Tom Fiedler, who is now the dean of Boston University's College of Communication, described in a 1996 column how Gerth's Whitewater story was “almost incomprehensible,” but “the fact that it appeared in so prestigious a paper as The New York Times insinuated that something must have been wrong. And that meant that every other baying hound in the pack had to give chase”:
Reporting on Whitewater and all its aspects is beginning to become a textbook example of ready-fire-aim journalism run amok. Ironically, about the only place in America that wasn't sucked in on all the alleged misdeeds has been Little Rock, where the local news media -- even the newspaper long dedicated to trashing the Clintons -- has pooh-poohed Whitewater as a non-story concocted by Arkansas Republicans that only the most gullible outsiders would swallow.
And we almost did.
The first reporter to fall for the tale was The New York Times' Jeff Gerth, an investigative reporter. He produced an almost incomprehensible report on the Clintons' Whitewater land investments in early 1992. But incomprehensible or not, the fact that it appeared in so prestigious a paper as The New York Times insinuated that something must have been wrong. And that meant that every other baying hound in the pack had to give chase.
The tale of the resulting journalistic feeding frenzy is artfully told in a new book titled Fools for Scandal, by Gene Lyons and the editors of Harper's Magazine. Lyons is a columnist for The Arkansas Democrat-Gazette, a paper that, despite its title, has historically been anti-Clinton. He is also a former editor at Harper's and Newsweek, and has been widely published as a literary critic.
Lyons begins by showing how Gerth was duped by Clinton's GOP enemies and how Gerth's original stories were so error-filled, intentionally or otherwise, that one of the key figures, former Arkansas state securities director Lee Thalheimer, called them “unmitigated horseshit.”

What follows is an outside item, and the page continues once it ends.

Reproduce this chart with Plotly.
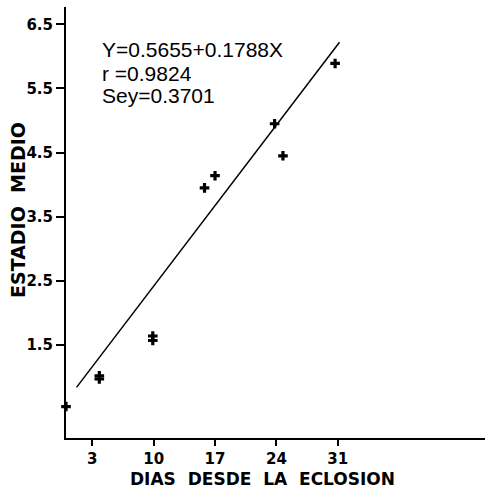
import plotly.graph_objects as go

# Data
dias = [0, 3.8, 3.8, 9.9, 9.9, 15.8, 17.0, 23.8, 24.75, 30.7]
estadio = [0.54, 0.97, 1.02, 1.57, 1.64, 3.95, 4.14, 4.95, 4.45, 5.89]

# Regression line endpoints (Y=0.5655+0.1788X as drawn)
linea_x = [1.2, 31.2]
linea_y = [0.84, 6.22]

x_ticks = [3, 10, 17, 24, 31]
y_ticks = [1.5, 2.5, 3.5, 4.5, 5.5, 6.5]
y_tick_text = ["1.5", "2.5", "3.5", "4.5", "5.5", "6.5"]

eq_lines = ["Y=0.5655+0.1788X", "r =0.9824", "Sey=0.3701"]

W, H = 487, 490
L, R, T, B = 66, 2, 7, 52
PW, PH = W - L - R, H - T - B


def px(xp):
    return (xp - L) / PW


def py(yp):
    return (H - B - yp) / PH


fig = go.Figure()
fig.add_trace(go.Scatter(x=linea_x, y=linea_y, mode="lines",
                         line=dict(color="black", width=1.5),
                         showlegend=False, hoverinfo="skip"))
fig.add_trace(go.Scatter(x=dias, y=estadio, mode="markers",
                         marker=dict(symbol="cross", size=8, color="black"),
                         cliponaxis=False, showlegend=False))

bold = dict(family="DejaVu Sans", size=15, color="black", weight="bold")

fig.update_xaxes(range=[0, 47.8], tickvals=x_ticks, ticktext=[str(v) for v in x_ticks],
                 showline=True, linecolor="black", linewidth=2,
                 ticks="outside", ticklen=6, tickwidth=2, tickcolor="black",
                 showgrid=False, zeroline=False, tickfont=bold)
fig.update_yaxes(range=[0.05, 6.77], tickvals=y_ticks, ticktext=y_tick_text,
                 showline=True, linecolor="black", linewidth=2,
                 ticks="outside", ticklen=8, tickwidth=2, tickcolor="black",
                 showgrid=False, zeroline=False, tickfont=bold)

annotations = []
for t, yp in zip(eq_lines, [50, 73, 95]):
    annotations.append(dict(text=t, xref="paper", yref="paper", x=px(100), y=py(yp),
                            xanchor="left", yanchor="middle", showarrow=False,
                            font=dict(family="Liberation Sans", size=21, color="black")))

annotations.append(dict(text="DIAS  DESDE  LA  ECLOSION", xref="paper", yref="paper",
                        x=px(262.5), y=py(479), xanchor="center", yanchor="middle",
                        showarrow=False,
                        font=dict(family="DejaVu Sans", size=17, color="black", weight="bold")))
annotations.append(dict(text="ESTADIO  MEDIO", xref="paper", yref="paper",
                        x=px(18.5), y=py(210.5), xanchor="center", yanchor="middle",
                        textangle=-90, showarrow=False,
                        font=dict(family="DejaVu Sans", size=19, color="black", weight="bold")))

fig.update_layout(width=W, height=H, margin=dict(l=L, r=R, t=T, b=B),
                  paper_bgcolor="white", plot_bgcolor="white",
                  annotations=annotations)

fig.write_html("out.html", config={"displayModeBar": False},
               post_script="document.body.style.margin='0';document.body.style.padding='0';")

Beverly Bassett Shaffer, Thalheimer's successor in that department and another figure upon whom Gerth heavily relied for his reporting, was so upset by the story -- although she was treated favorably -- that she considered filing a libel suit.
Nonetheless, with The Times' imprimatur, the parade of reporters from Washington, D.C., to Little Rock began, and most, like Gerth, ended up dining on the table scraps served up by Clinton's GOP enemies.
[...]
I know neither Gerth nor Lyons. But I have reason to worry about the former's work. The New York Times reporter ventured to Florida before the 1994 governor's race to report a story alleging dark dealings by Republican-candidate Jeb Bush with a Broward savings and loan.
Those same dealings had previously been examined by The Herald and found quite legitimate, thus producing no story. Yet when Gerth's again-incomprehensible version appeared in The Times, it became the basis for a long-running attack on Bush's integrity and furnished material for political ads insinuating near criminality.